What to produce - Each line from the top of the listing through the one holding "0 1 1 1 0 A" should be restated word for word, with nothing added and no pictures.

□ □ □ □

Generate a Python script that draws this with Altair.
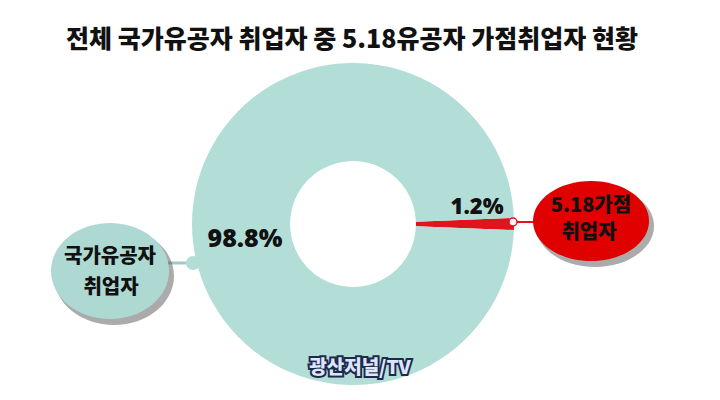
import math
import altair as alt
import pandas as pd

# ---- data ----
categories = ["5.18가점 취업자", "국가유공자 취업자"]
values = [1.2, 98.8]
pct_labels = ["1.2%", "98.8%"]
slice_colors = ["#e0141c", "#b3ddd7"]
title_text = "전체 국가유공자 취업자 중 5.18유공자 가점취업자 현황"
left_label = ["국가유공자", "취업자"]
right_label = ["5.18가점", "취업자"]
watermark = "광산저널/TV"

W, H = 704, 384
OFF = 8  # page margin


def px(v):
    return alt.value(v - OFF)


FONT = "Noto Sans CJK KR"

df = pd.DataFrame({"cat": categories, "value": values, "order": [0, 1]})

half = math.pi * values[0] / 100.0
start = math.pi / 2 - half

cx, cy = 353, 224

donut = alt.Chart(df).mark_arc(radius=161, radius2=63, stroke=None).encode(
    theta=alt.Theta("value:Q", stack=True,
                    scale=alt.Scale(range=[start, start + 2 * math.pi])),
    order=alt.Order("order:Q"),
    color=alt.Color("cat:N", scale=alt.Scale(domain=categories, range=slice_colors), legend=None),
    x=px(cx), y=px(cy),
)

one = pd.DataFrame({"a": [0]})


def ellipse_path(ratio):
    return f"M -1 0 A 1 {ratio} 0 1 1 1 0 A 1 {ratio} 0 1 1 -1 0 Z"


def ellipse(x, y, rx, ry, color, opacity=1.0):
    return alt.Chart(one).mark_point(
        shape=ellipse_path(ry / rx), filled=True, fill=color, opacity=opacity,
        strokeWidth=0, size=(2 * rx) ** 2,
    ).encode(x=px(x), y=px(y))


def text(s, x, y, size, color="#111111", weight=900, font=FONT, **kw):
    return alt.Chart(pd.DataFrame({"t": [s]})).mark_text(
        text=s, fontSize=size, fontWeight=weight, font=font, color=color,
        align="center", baseline="middle", **kw
    ).encode(x=px(x), y=px(y))


def line(x1, x2, y, color, w):
    return alt.Chart(one).mark_rule(color=color, strokeWidth=w).encode(
        x=px(x1), x2=px(x2), y=px(y))


def dot(x, y, r, fill, stroke=None, sw=0):
    kw = dict(filled=True, fill=fill, opacity=1, size=(2 * r) ** 2, shape="circle", strokeWidth=sw)
    if stroke:
        kw["stroke"] = stroke
    return alt.Chart(one).mark_point(**kw).encode(x=px(x), y=px(y))


layers = [
    # connectors
    line(166, 192, 263, "#9ccbc4", 3),
    dot(193, 263, 7, "#b3ddd7"),
    donut,
    line(513, 536, 222, "#e0141c", 2),
    dot(513, 222, 4, "white", "#e0141c", 1.5),
    # shadows
    ellipse(114, 276, 60, 49, "#444444", 0.45),
    ellipse(595, 226, 59, 41, "#444444", 0.45),
    # ellipses
    ellipse(110, 271, 59, 48, "#aed9d2"),
    ellipse(591, 221, 58, 40, "#e00000"),
    # ellipse labels
    text(left_label[0], 110, 257, 20),
    text(left_label[1], 111, 288, 20),
    text(right_label[0], 591, 206, 20),
    text(right_label[1], 589, 233, 20),
    # percentages
    text(pct_labels[1], 245, 239, 25, font="Noto Sans"),
    text(pct_labels[0], 477, 207, 22, font="Noto Sans"),
    # title
    text(title_text, 352, 40, 25),
    # watermark
    text(watermark, 360, 368, 19, color="#dde5ff", stroke="#1e2a4a", strokeWidth=4),
    text(watermark, 360, 368, 19, color="#dde5ff"),
]

chart = alt.layer(*layers).properties(
    width=W, height=H,
    autosize=alt.AutoSizeParams(type="fit", contains="padding"),
    padding=0,
).configure(background="white").configure_view(stroke=None)

chart.save("out.html", embed_options={"renderer": "svg", "actions": False})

□ □ □ □

Reply -
Generate a Python script that draws this with Altair.
import math
import altair as alt
import pandas as pd

# ---- data ----
categories = ["5.18가점 취업자", "국가유공자 취업자"]
values = [1.2, 98.8]
pct_labels = ["1.2%", "98.8%"]
slice_colors = ["#e0141c", "#b3ddd7"]
title_text = "전체 국가유공자 취업자 중 5.18유공자 가점취업자 현황"
left_label = ["국가유공자", "취업자"]
right_label = ["5.18가점", "취업자"]
watermark = "광산저널/TV"

W, H = 704, 384
OFF = 8  # page margin


def px(v):
    return alt.value(v - OFF)


FONT = "Noto Sans CJK KR"

df = pd.DataFrame({"cat": categories, "value": values, "order": [0, 1]})

half = math.pi * values[0] / 100.0
start = math.pi / 2 - half

cx, cy = 353, 224

donut = alt.Chart(df).mark_arc(radius=161, radius2=63, stroke=None).encode(
    theta=alt.Theta("value:Q", stack=True,
                    scale=alt.Scale(range=[start, start + 2 * math.pi])),
    order=alt.Order("order:Q"),
    color=alt.Color("cat:N", scale=alt.Scale(domain=categories, range=slice_colors), legend=None),
    x=px(cx), y=px(cy),
)

one = pd.DataFrame({"a": [0]})


def ellipse_path(ratio):
    return f"M -1 0 A 1 {ratio} 0 1 1 1 0 A 1 {ratio} 0 1 1 -1 0 Z"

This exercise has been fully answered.